You don’t need to even consider using a stone, a car window or anything else.
How to Hone an Edge with a Leather Belt
I see the barber of yesteryear.
It’s a man with black hair that is slicked back with Brill cream. (Dad showed me how to use Brill cream for my elementary school dances.) This barber has a clipped mustache that is twisted and waxed at the ends. He wears a black vest over a white buttoned-down shirt and a white apron.
He carries a straight razor and a leather belt. He whips that straight razor up and down the belt a few times before drawing it perilously close to his customer’s skin.
That leather belt is a powerful honing tool. Much like the honing steel, this piece of leather is used to align your blade. This is a tool that is incapable of sharpening a dull blade. Keep that in mind.
You could also use a leather strop for this. The strop is a tough piece of leather that is backed by wood, typically.
You will be amazed at the capability of simple honing. The polishing and aligning of a blade can take a knife that feels a little dull and turn it into something that is razor-sharp.
Whether using the belt or the strop you will want to use long and even strokes on both sides of the edge.

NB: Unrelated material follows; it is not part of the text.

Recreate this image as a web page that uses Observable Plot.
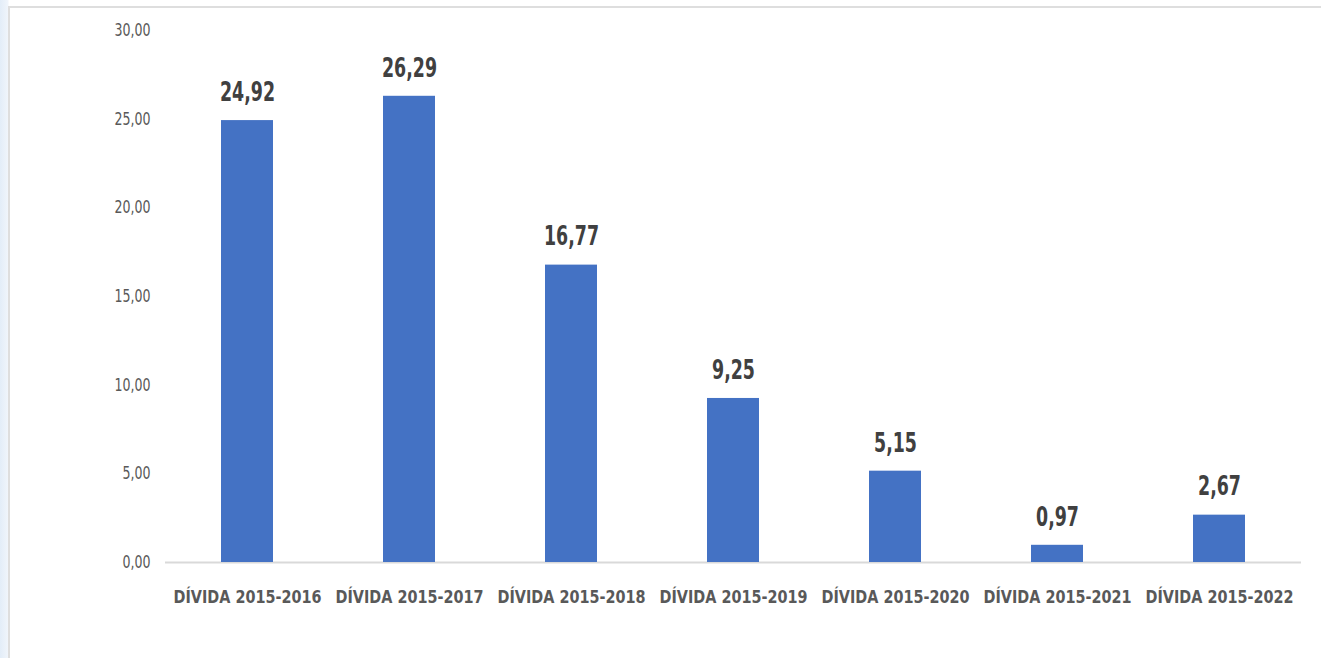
<!DOCTYPE html>
<html>
<head>
<meta charset="utf-8">
<script src="https://cdn.jsdelivr.net/npm/d3@7"></script>
<script src="https://cdn.jsdelivr.net/npm/@observablehq/plot@0.6"></script>
<style>
  html, body { margin: 0; padding: 0; background: #ffffff; width: 1321px; height: 658px; overflow: hidden; }
  #bg { position: absolute; left: 0; top: 0; width: 1321px; height: 658px;
        background: linear-gradient(90deg, #e3edf8 0px, #f0f5fb 8px, #ffffff 9px); }
  #frame { position: absolute; left: 8px; top: 6px; width: 1313px; height: 652px;
           border-left: 2px solid #dedede; border-top: 2px solid #dedede; background: #ffffff; }
  #chart { position: absolute; left: 0; top: 0; }
</style>
</head>
<body>
<div id="bg"></div>
<div id="frame"></div>
<div id="chart"></div>
<script>
const categories = ["DÍVIDA 2015-2016", "DÍVIDA 2015-2017", "DÍVIDA 2015-2018", "DÍVIDA 2015-2019", "DÍVIDA 2015-2020", "DÍVIDA 2015-2021", "DÍVIDA 2015-2022"];
const values = [24.92, 26.29, 16.77, 9.25, 5.15, 0.97, 2.67];
const yTicks = [0, 5, 10, 15, 20, 25, 30];

const data = categories.map((c, i) => ({category: c, value: values[i]}));
const fmt = v => d3.format(".2f")(v).replace(".", ",");
const font = "'DejaVu Sans Condensed', 'DejaVu Sans', sans-serif";

const chart = Plot.plot({
  width: 1321,
  height: 658,
  marginLeft: 165,
  marginRight: 20,
  marginTop: 30,
  marginBottom: 96,
  style: {fontFamily: font, background: "transparent", overflow: "visible", fontStretch: "condensed"},
  x: {domain: categories, paddingInner: 0.68, paddingOuter: 0.34, label: null},
  y: {domain: [0, 30], label: null},
  marks: [
    Plot.ruleY([0], {stroke: "#d9d9d9", strokeWidth: 2}),
    Plot.barY(data, {x: "category", y: "value", fill: "#4472c4"}),
    Plot.text(data, {x: "category", y: "value", text: d => fmt(d.value), dy: -28,
      fontSize: 26, fontWeight: "bold", fill: "#404040", lineAnchor: "middle", className: "vlab"}),
    Plot.axisY({ticks: yTicks, tickFormat: fmt, tickSize: 0, tickPadding: 15, label: null,
      fontSize: 17, color: "#595959", className: "ylab"}),
    Plot.axisX({tickSize: 0, tickPadding: 28, label: null, fontSize: 17.5, fontWeight: "bold", color: "#595959", className: "xlab"})
  ]
});
document.getElementById("chart").appendChild(chart);

// horizontally condense text to match the narrow typeface of the reference
function squeeze(cls, sample, target) {
  const texts = Array.from(chart.querySelectorAll(`.${cls} text`));
  if (!texts.length) return;
  const ref = texts.find(t => t.textContent === sample) || texts[0];
  const k = target / ref.getComputedTextLength();
  texts.forEach(t => {
    const w = t.getComputedTextLength();
    t.setAttribute("textLength", (w * k).toFixed(2));
    t.setAttribute("lengthAdjust", "spacingAndGlyphs");
  });
}
squeeze("ylab", "30,00", 36);
squeeze("vlab", "24,92", 55);
squeeze("xlab", "DÍVIDA 2015-2016", 148);
</script>
</body>
</html>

Use our marking trick to be sure you have affected all parts of the blade.
Conclusion
A sharp blade held tremendous value in my previous profession as a chef and that didn’t change when I started into the prepping and survival world. Having the right tools and skills to sharpen a knife is paramount.
In survival, you could find yourself without all your tools or even with nothing but a survival knife. All of these methods will work to make a dull knife work better. As long as you take your time and practice safety.
I guess we also love some good survival tricks, too, right? Who doesn’t wanna break out the coffee cup around the campfire in the start sharpening your knife to the OOOHS and AAAHs that would follow?
So, rather driven by the showmanship of it, the ego or the true need to sharpen a knife by any means necessary, these methods will work. They are hardly ideal under normal circumstances but they can certainly hone, align and polish a knife-edge.